Task goal:
Only the span from the line containing "Rebuild this chart" down to the line containing "0.77, 8.75, 1.01]" is to be printed, exactly and inclusively, with pictures omitted.

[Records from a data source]
-- BEGIN --

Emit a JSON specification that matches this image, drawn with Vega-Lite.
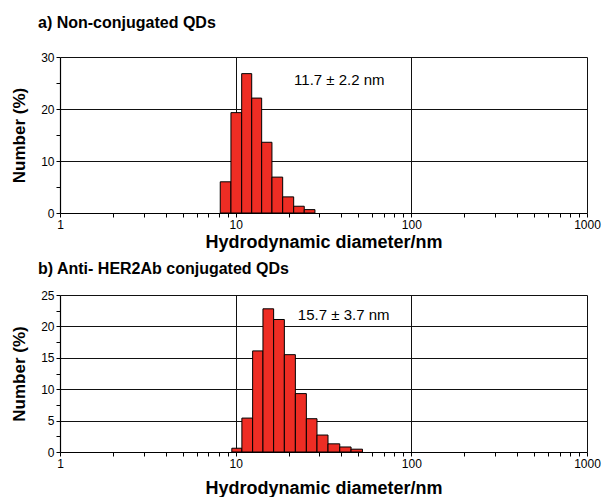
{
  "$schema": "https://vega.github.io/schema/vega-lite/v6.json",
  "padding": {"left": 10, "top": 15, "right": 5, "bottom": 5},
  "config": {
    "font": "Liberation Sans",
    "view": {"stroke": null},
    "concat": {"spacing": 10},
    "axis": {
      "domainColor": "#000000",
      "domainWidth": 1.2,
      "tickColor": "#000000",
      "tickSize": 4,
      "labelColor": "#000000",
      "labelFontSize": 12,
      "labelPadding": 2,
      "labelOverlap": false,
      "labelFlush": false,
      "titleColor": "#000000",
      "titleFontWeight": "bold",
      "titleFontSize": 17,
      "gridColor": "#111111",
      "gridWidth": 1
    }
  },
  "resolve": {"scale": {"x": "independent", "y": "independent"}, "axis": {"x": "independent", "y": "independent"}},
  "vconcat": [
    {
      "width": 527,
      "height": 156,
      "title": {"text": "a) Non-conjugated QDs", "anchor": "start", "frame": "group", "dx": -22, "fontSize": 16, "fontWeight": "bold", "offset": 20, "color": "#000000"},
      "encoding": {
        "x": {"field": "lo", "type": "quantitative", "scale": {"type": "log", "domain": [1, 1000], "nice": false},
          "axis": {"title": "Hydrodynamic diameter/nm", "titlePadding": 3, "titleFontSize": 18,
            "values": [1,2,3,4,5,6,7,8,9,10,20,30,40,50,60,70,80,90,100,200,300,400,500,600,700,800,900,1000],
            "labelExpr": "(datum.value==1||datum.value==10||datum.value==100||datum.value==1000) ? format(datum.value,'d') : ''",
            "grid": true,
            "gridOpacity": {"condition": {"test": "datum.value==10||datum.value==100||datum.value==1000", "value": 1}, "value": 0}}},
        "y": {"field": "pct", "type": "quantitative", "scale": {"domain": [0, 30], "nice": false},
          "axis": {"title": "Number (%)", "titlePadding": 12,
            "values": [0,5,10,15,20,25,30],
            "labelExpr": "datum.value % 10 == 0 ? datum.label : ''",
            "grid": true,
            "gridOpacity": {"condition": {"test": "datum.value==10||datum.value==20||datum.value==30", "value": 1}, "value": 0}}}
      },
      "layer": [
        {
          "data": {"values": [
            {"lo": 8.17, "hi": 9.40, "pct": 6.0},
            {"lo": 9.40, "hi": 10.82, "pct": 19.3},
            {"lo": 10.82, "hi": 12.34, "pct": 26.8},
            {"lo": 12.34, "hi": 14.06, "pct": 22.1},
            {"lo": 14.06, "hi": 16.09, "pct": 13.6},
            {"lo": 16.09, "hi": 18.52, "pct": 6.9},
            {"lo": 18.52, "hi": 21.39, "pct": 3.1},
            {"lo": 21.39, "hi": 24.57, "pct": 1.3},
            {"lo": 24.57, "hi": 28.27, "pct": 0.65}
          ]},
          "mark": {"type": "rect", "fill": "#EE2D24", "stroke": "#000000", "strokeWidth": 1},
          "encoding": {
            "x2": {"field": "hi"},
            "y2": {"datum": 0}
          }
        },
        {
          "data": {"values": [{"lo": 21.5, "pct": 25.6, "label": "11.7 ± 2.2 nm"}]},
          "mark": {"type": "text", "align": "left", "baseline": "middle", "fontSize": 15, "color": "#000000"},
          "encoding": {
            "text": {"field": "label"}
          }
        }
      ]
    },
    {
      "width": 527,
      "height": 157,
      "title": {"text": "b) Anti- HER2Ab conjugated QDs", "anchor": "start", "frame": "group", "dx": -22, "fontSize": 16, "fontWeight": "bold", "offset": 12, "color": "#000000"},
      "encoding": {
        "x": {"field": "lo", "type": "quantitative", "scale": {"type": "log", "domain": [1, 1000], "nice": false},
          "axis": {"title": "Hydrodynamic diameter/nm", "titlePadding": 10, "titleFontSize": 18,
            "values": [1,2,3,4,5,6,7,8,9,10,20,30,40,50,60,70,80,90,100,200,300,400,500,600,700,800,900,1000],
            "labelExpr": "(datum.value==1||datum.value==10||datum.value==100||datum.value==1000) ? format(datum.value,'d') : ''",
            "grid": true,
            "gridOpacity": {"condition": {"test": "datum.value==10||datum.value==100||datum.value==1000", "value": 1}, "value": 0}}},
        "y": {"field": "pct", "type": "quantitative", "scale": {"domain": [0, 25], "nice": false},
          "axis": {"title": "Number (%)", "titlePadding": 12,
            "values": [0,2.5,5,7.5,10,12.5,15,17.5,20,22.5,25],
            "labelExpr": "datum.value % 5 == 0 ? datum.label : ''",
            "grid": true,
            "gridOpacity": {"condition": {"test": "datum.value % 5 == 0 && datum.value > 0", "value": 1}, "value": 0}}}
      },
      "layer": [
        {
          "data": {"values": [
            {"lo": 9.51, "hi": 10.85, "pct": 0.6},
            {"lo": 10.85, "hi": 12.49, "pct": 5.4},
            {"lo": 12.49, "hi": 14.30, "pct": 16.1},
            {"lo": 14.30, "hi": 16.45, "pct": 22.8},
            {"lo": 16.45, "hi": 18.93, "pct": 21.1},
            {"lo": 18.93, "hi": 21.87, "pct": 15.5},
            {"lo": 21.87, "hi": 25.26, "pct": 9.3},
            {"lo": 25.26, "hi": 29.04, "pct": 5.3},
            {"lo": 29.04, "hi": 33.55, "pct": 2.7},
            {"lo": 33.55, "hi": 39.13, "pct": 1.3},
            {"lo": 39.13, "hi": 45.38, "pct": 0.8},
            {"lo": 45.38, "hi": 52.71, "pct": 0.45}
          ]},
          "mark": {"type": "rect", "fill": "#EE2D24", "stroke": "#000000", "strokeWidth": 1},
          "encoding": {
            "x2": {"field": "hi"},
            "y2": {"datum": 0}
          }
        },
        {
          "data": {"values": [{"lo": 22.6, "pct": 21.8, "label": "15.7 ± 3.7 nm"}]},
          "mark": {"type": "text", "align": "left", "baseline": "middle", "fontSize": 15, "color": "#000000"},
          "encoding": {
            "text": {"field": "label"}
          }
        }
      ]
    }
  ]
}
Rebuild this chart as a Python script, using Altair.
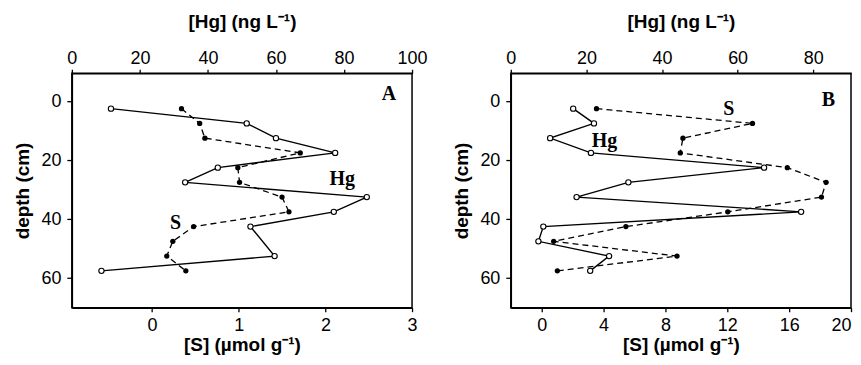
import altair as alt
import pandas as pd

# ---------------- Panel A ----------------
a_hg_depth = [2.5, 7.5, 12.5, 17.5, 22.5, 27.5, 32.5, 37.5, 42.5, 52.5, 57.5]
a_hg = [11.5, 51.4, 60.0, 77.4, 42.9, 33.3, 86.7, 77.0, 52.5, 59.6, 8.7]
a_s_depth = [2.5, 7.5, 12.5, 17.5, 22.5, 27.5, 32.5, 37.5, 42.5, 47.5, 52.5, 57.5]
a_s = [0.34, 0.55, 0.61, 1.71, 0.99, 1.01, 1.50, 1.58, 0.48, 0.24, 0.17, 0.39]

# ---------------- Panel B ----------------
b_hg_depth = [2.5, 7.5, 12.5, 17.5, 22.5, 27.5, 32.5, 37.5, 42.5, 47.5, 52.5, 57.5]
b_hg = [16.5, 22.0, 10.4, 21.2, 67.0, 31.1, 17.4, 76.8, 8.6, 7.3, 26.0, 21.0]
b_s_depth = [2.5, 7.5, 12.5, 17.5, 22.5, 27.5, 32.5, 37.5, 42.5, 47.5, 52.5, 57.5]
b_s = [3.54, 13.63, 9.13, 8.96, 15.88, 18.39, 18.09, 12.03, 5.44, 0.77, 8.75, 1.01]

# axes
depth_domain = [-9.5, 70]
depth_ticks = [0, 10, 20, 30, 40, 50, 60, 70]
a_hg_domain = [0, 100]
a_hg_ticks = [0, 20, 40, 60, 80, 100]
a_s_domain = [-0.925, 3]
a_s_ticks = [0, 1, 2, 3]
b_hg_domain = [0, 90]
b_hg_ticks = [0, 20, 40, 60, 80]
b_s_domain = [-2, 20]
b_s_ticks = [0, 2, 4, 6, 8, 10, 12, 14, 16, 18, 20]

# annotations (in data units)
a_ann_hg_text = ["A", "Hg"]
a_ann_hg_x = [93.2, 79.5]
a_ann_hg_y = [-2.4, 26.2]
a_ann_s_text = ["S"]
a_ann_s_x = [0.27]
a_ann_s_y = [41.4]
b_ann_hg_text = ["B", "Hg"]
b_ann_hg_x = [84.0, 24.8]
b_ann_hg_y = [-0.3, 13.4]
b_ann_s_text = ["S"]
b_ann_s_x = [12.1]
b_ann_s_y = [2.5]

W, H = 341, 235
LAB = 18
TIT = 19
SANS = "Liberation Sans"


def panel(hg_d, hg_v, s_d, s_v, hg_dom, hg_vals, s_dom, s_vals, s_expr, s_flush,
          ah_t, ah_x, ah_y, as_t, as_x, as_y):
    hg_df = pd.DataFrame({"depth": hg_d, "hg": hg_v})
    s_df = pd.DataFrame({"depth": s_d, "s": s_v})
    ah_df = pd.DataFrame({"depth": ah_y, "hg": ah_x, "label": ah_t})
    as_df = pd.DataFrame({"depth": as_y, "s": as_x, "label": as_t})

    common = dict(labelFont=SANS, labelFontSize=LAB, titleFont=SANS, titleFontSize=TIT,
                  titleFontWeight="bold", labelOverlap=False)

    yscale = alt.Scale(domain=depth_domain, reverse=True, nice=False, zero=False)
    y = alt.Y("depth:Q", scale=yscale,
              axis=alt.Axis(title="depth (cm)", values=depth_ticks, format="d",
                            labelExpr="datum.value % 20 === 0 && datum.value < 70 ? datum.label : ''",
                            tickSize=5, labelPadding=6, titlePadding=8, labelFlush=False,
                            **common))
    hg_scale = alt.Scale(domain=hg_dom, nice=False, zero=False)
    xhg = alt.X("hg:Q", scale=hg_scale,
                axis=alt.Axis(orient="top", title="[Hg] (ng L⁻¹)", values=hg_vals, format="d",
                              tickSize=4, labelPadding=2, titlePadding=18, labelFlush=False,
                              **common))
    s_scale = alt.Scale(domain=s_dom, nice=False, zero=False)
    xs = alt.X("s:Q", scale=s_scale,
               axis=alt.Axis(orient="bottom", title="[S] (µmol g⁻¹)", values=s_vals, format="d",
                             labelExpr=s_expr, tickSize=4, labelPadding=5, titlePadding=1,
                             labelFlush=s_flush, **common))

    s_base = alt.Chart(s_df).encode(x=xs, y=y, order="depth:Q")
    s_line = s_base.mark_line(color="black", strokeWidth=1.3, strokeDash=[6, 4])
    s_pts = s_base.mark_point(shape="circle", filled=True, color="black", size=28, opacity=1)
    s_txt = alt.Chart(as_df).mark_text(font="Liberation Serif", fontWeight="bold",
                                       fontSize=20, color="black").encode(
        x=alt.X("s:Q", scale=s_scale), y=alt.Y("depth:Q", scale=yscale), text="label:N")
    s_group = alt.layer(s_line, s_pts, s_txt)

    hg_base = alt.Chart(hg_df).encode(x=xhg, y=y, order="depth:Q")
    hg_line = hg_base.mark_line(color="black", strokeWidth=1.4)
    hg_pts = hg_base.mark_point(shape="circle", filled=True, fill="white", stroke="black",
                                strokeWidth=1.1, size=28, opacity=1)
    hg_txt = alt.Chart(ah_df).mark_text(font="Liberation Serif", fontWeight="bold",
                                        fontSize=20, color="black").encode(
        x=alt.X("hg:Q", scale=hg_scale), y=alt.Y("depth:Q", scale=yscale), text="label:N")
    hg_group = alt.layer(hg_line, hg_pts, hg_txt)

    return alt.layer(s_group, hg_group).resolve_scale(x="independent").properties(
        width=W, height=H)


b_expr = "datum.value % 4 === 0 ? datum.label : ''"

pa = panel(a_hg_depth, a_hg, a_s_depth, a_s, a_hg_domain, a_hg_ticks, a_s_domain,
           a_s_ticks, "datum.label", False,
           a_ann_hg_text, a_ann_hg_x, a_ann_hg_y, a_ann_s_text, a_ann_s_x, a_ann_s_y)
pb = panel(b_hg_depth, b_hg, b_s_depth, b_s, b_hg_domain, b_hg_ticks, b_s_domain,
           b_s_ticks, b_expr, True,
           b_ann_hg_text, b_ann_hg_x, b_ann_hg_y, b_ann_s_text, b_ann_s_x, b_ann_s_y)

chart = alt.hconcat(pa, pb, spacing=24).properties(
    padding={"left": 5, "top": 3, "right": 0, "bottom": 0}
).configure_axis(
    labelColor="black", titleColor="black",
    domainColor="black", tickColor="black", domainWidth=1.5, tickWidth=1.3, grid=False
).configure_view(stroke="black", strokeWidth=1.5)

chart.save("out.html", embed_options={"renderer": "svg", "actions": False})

-- END --

Result for this exercise:
Rebuild this chart as a Python script, using Altair.
import altair as alt
import pandas as pd

# ---------------- Panel A ----------------
a_hg_depth = [2.5, 7.5, 12.5, 17.5, 22.5, 27.5, 32.5, 37.5, 42.5, 52.5, 57.5]
a_hg = [11.5, 51.4, 60.0, 77.4, 42.9, 33.3, 86.7, 77.0, 52.5, 59.6, 8.7]
a_s_depth = [2.5, 7.5, 12.5, 17.5, 22.5, 27.5, 32.5, 37.5, 42.5, 47.5, 52.5, 57.5]
a_s = [0.34, 0.55, 0.61, 1.71, 0.99, 1.01, 1.50, 1.58, 0.48, 0.24, 0.17, 0.39]

# ---------------- Panel B ----------------
b_hg_depth = [2.5, 7.5, 12.5, 17.5, 22.5, 27.5, 32.5, 37.5, 42.5, 47.5, 52.5, 57.5]
b_hg = [16.5, 22.0, 10.4, 21.2, 67.0, 31.1, 17.4, 76.8, 8.6, 7.3, 26.0, 21.0]
b_s_depth = [2.5, 7.5, 12.5, 17.5, 22.5, 27.5, 32.5, 37.5, 42.5, 47.5, 52.5, 57.5]
b_s = [3.54, 13.63, 9.13, 8.96, 15.88, 18.39, 18.09, 12.03, 5.44, 0.77, 8.75, 1.01]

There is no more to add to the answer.